NORFOLK, Va. — Citing its market outlook, Norfolk Southern Corp. lowered its expected long-term rate-of-return assumption on pension plans assets to 9%, reports Dow Jones Newswires.
This action will result in a noncash increase of about $10 million in pretax compensation and benefits expense in the fourth quarter.
“While we are reducing the rate of return assumption for pension accounting purposes, it should be noted that our retirement plan remains fully funded,” the railway company said in a press release Monday.
Norfolk is hardly the only company whose costs of offering defined-benefit pension plans have increased as the stock market has declined.

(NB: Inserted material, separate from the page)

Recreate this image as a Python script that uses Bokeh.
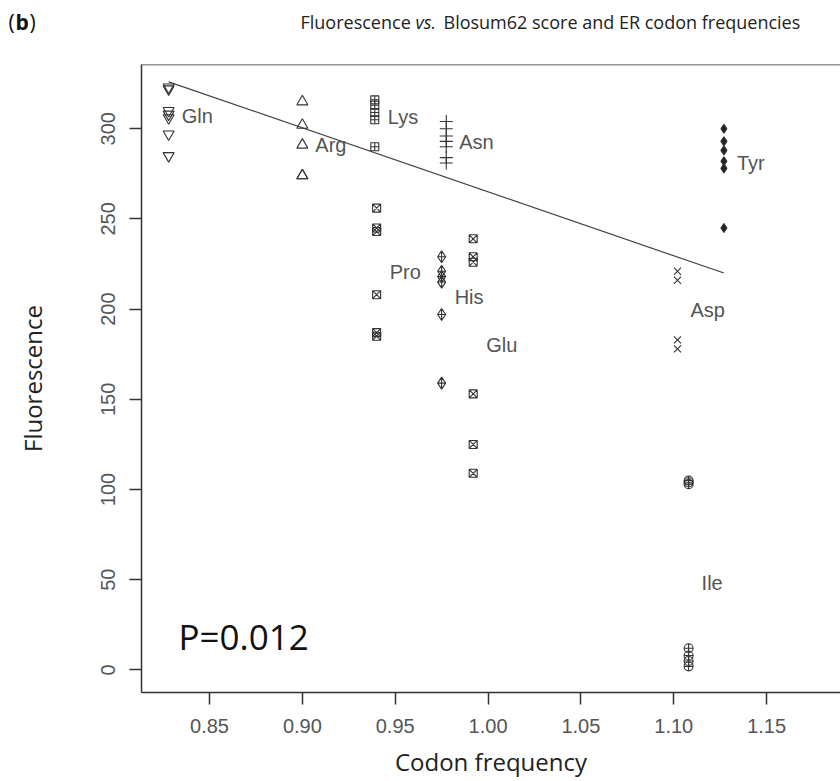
import math
from bokeh.plotting import figure
from bokeh.layouts import column
from bokeh.models import Range1d, FixedTicker, PrintfTickFormatter, Label, Span, ColumnDataSource
from bokeh.embed import file_html
from bokeh.resources import INLINE

# ---------------- data ----------------
aa_names = ["Gln", "Arg", "Lys", "Asn", "Pro", "His", "Glu", "Tyr", "Asp", "Ile"]
codon_freq = [0.828, 0.900, 0.939, 0.9775, 0.940, 0.975, 0.992, 1.127, 1.102, 1.108]
gln_fluor = [323, 322, 310, 308, 306, 297, 285]
arg_fluor = [315, 302, 291, 274, 274]
lys_fluor = [316, 313, 309, 305, 290]
asn_fluor = [304, 300, 296, 293, 290, 284, 281]
pro_fluor = [256, 245, 243, 208, 187, 185]
his_fluor = [229, 221, 218, 215, 197, 159]
glu_fluor = [239, 229, 226, 153, 125, 109]
tyr_fluor = [300, 293, 288, 282, 278, 245]
asp_fluor = [221, 216, 183, 178]
ile_fluor = [105, 104, 103, 12, 8, 5, 2]
fluor_groups = [gln_fluor, arg_fluor, lys_fluor, asn_fluor, pro_fluor,
                his_fluor, glu_fluor, tyr_fluor, asp_fluor, ile_fluor]
fit_x = [0.828, 1.127]
fit_y = [326, 220]
x_ticks = [0.85, 0.90, 0.95, 1.00, 1.05, 1.10, 1.15, 1.20]
y_ticks = [0, 50, 100, 150, 200, 250, 300]
p_value_text = "P=0.012"
panel_tag = "b"
title_parts = ["Fluorescence", "vs.", "Blosum62 score and ER codon frequencies"]
x_label = "Codon frequency"
y_label = "Fluorescence"

# ---------------- styles ----------------
markers = ["inverted_triangle", "triangle", "square_cross", "cross", "square_x",
           "diamond_cross", "square_x", "diamond", "x", "circle_cross"]
sizes = [11, 11, 8, 13, 8, 12, 8, 9, 10, 9]
fills = [None, None, None, None, None, None, None, "#222222", None, None]
GRAY = "#555555"
DARK = "#333333"
TICKFONT = "Liberation Sans"
LABFONT = "Open Sans"

W, H = 840, 781
HEAD = 44
X0, X1 = 0.81338, 0.81338 + (840 - 141) / 1857.0
Y0, Y1 = -12.5, 335.6

# ---------------- header (title row) ----------------
h = figure(width=W, height=HEAD, x_range=Range1d(0, W), y_range=Range1d(HEAD, 0),
           output_backend="svg", toolbar_location=None, x_axis_type=None, y_axis_type=None,
           min_border=0, frame_align=False)
h.outline_line_color = None
h.xgrid.visible = False
h.ygrid.visible = False

def hlab(text, x, y, size, **kw):
    h.add_layout(Label(x=x, y=y, text=text, text_font=kw.pop("font", LABFONT),
                       text_font_size=size, text_baseline="middle", **kw))

hlab("(", 8, 21, "21px", text_color="#111111")
hlab(panel_tag, 15, 21, "21px", text_color="#111111", text_font_style="bold")
hlab(")", 29, 21, "21px", text_color="#111111")
hlab(title_parts[0], 300, 21, "18px", text_color="#222222")
hlab(title_parts[1], 415, 21, "18px", text_color="#222222", text_font_style="italic")
hlab(title_parts[2], 443, 21, "18px", text_color="#222222")

# ---------------- main plot ----------------
p = figure(width=W, height=H - HEAD, x_range=Range1d(X0, X1), y_range=Range1d(Y0, Y1),
           output_backend="svg", toolbar_location=None, frame_align=False,
           min_border_left=141, min_border_right=0, min_border_top=64 - HEAD,
           min_border_bottom=H - 692)
p.outline_line_color = None
p.xgrid.visible = False
p.ygrid.visible = False

for ax in (p.xaxis[0], p.yaxis[0]):
    ax.axis_line_color = DARK
    ax.axis_line_width = 1.5
    ax.major_tick_line_color = DARK
    ax.major_tick_line_width = 1.5
    ax.major_tick_out = 12
    ax.major_tick_in = 0
    ax.minor_tick_line_color = None
    ax.major_label_text_font = TICKFONT
    ax.major_label_text_font_size = "20px"
    ax.major_label_text_color = GRAY
    ax.major_label_standoff = 14
    ax.axis_label_text_font = LABFONT
    ax.axis_label_text_font_size = "24px"
    ax.axis_label_text_font_style = "normal"
    ax.axis_label_text_color = "#222222"

p.xaxis[0].ticker = FixedTicker(ticks=x_ticks)
p.xaxis[0].formatter = PrintfTickFormatter(format="%.2f")
p.xaxis[0].axis_label = x_label
p.xaxis[0].axis_label_standoff = 9
p.yaxis[0].ticker = FixedTicker(ticks=y_ticks)
p.yaxis[0].major_label_orientation = "vertical"
p.yaxis[0].axis_label = y_label
p.yaxis[0].axis_label_standoff = 50

p.add_layout(Span(location=Y1, dimension="width", line_color=DARK, line_width=1.5))

# regression line
p.line(fit_x, fit_y, line_color="#444444", line_width=1.2)

# points
for name, cx, fl, mk, sz, fc in zip(aa_names, codon_freq, fluor_groups, markers, sizes, fills):
    src = ColumnDataSource(dict(x=[cx] * len(fl), y=fl))
    p.scatter("x", "y", source=src, marker=mk, size=sz, line_color=DARK, line_width=1.1,
              fill_color=fc)

# group labels at group means
lab_src = ColumnDataSource(dict(x=codon_freq, y=[sum(f) / len(f) for f in fluor_groups], t=aa_names))
p.text("x", "y", text="t", source=lab_src, x_offset=13, text_baseline="middle", text_align="left",
       text_font_size="20px", text_color=GRAY, text_font={"value": TICKFONT})

p.add_layout(Label(x=178 - 141, y=692 - 636, x_units="screen", y_units="screen", text=p_value_text,
                   text_font=LABFONT, text_font_size="35px", text_baseline="middle",
                   text_color="#111111"))

layout = column(h, p, spacing=0)
open("out.html", "w").write(file_html(layout, INLINE))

According to a recent study by Adrian Redlich, director of global analytic and thematic research at Merrill Lynch & Co. (MER), the pension obligations of the 346 companies in the S&P 500 Index that offer such plans could be underfunded by up to $323 billion by the end of this year.
That’s a marked changed from the past two years, as reported by The Wall Street Journal. These plans were slightly overfunded at the end of 2001, and overfunded by $215.6 billion two years ago.
The Journal reported that, according to the Merrill study, companies in the S& P 500 Index, on average, assume 9.3% annualized investment returns for pension purposes.
The S&P 500 Index was down 22.07% as of the end of last week.
Norfolk Sourthern shares, listed on the New York Stock Exchange, closed Monday at $21.06, down $1.01 or 4.6%, on volume of 1.22 million shares.